New Delhi: The surgical strike carried out by the Indian Army on the night of September 28 last year, when Indian commandos were paradropped into Pakistan and killed 50 terrorists, had all the ingredients needed for a Bollywood potboiler.
Sure enough, a year on, the operation has spawned a number of book and film projects. Two books have been written on the subject, and a Hindi film adaptation is in the making, timed to play in theatres by the second anniversary of the event.

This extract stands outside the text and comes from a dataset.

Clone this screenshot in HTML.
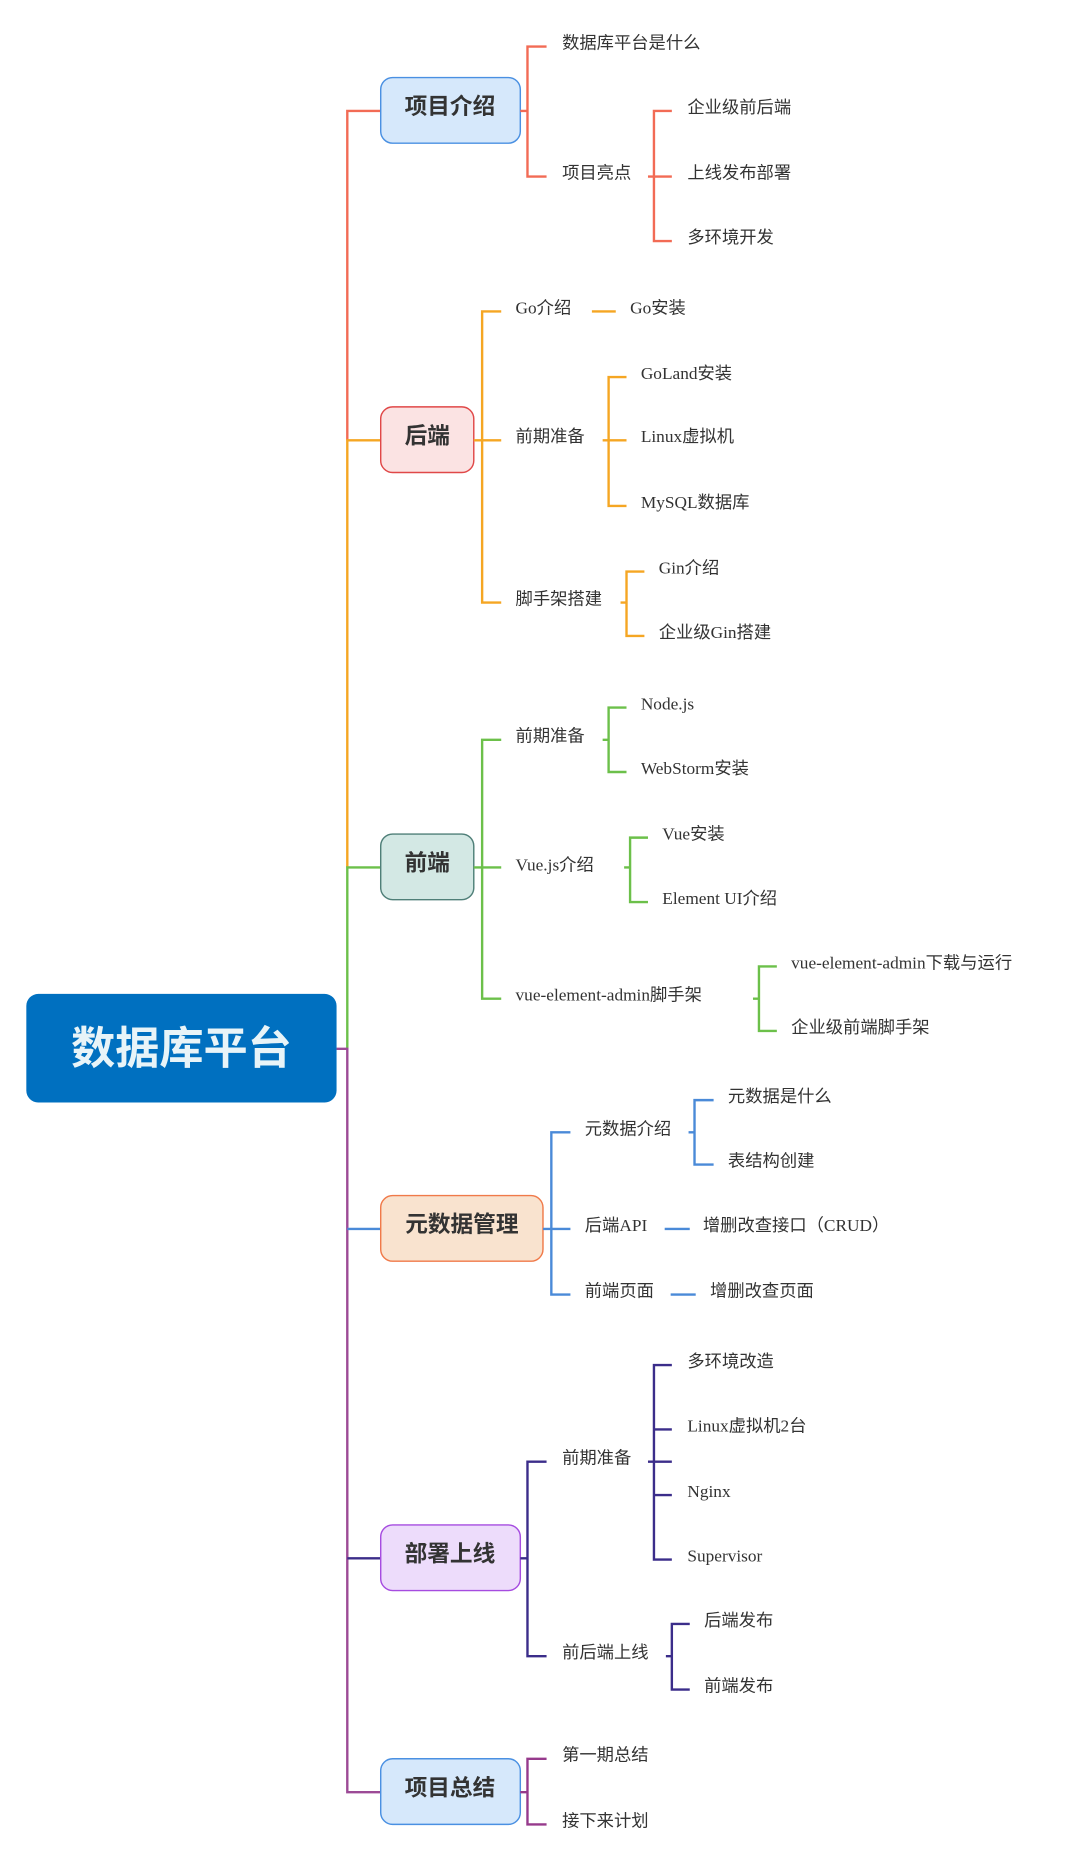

Nitin A Gokhale's book In Securing India the Modi Way: Pathankot, Surgical strikes and More is scheduled to be released in New Delhi on Friday. And India's Most Fearless: True Stories of Modern Military Heroes by Shiv Aroor and Rahul Singh, although about a wider subject, has a chapter devoted to the surgical strike.
The film Uri, Ronnie Screwvala's production company RSVP, is to be directed by Adia Dhar and will star actor Vicky Kaushal as a commando, who leads a group of paratroopers across the border.
"I was really thrilled about it because this is one story everyone needs to know -- a fantastic operation that the Indian Army conducted with great efficiency," Kaushal said.
Gokhale's book sheds light on some national security and foreign policy initiatives, including the surgical strikes, of the Modi-led NDA government, while Aroor and Singh's book includes the story of a commando who was a part of the operation.
"It (the surgical strike) is important because it was a milestone in the way the government has dealt with insurgency and terrorism. It helped unshackle the military's thinking and sent multiple messages to Pakistan and the rest of the world," Gokhale said.
In the US, Geronimo, the operation to kill Osama bin Laden, sparked a number of fictional and non-fictional accounts. Is this India's Geronimo moment?
Not quite, says sociology don Shiv Visvanathan.
"The strike is a way of saying that we have replied to Pakistan and that we are strong. It is an example that our Army is a hero unlike in Kashmir. There will be three or four films and that's the end of it," he said.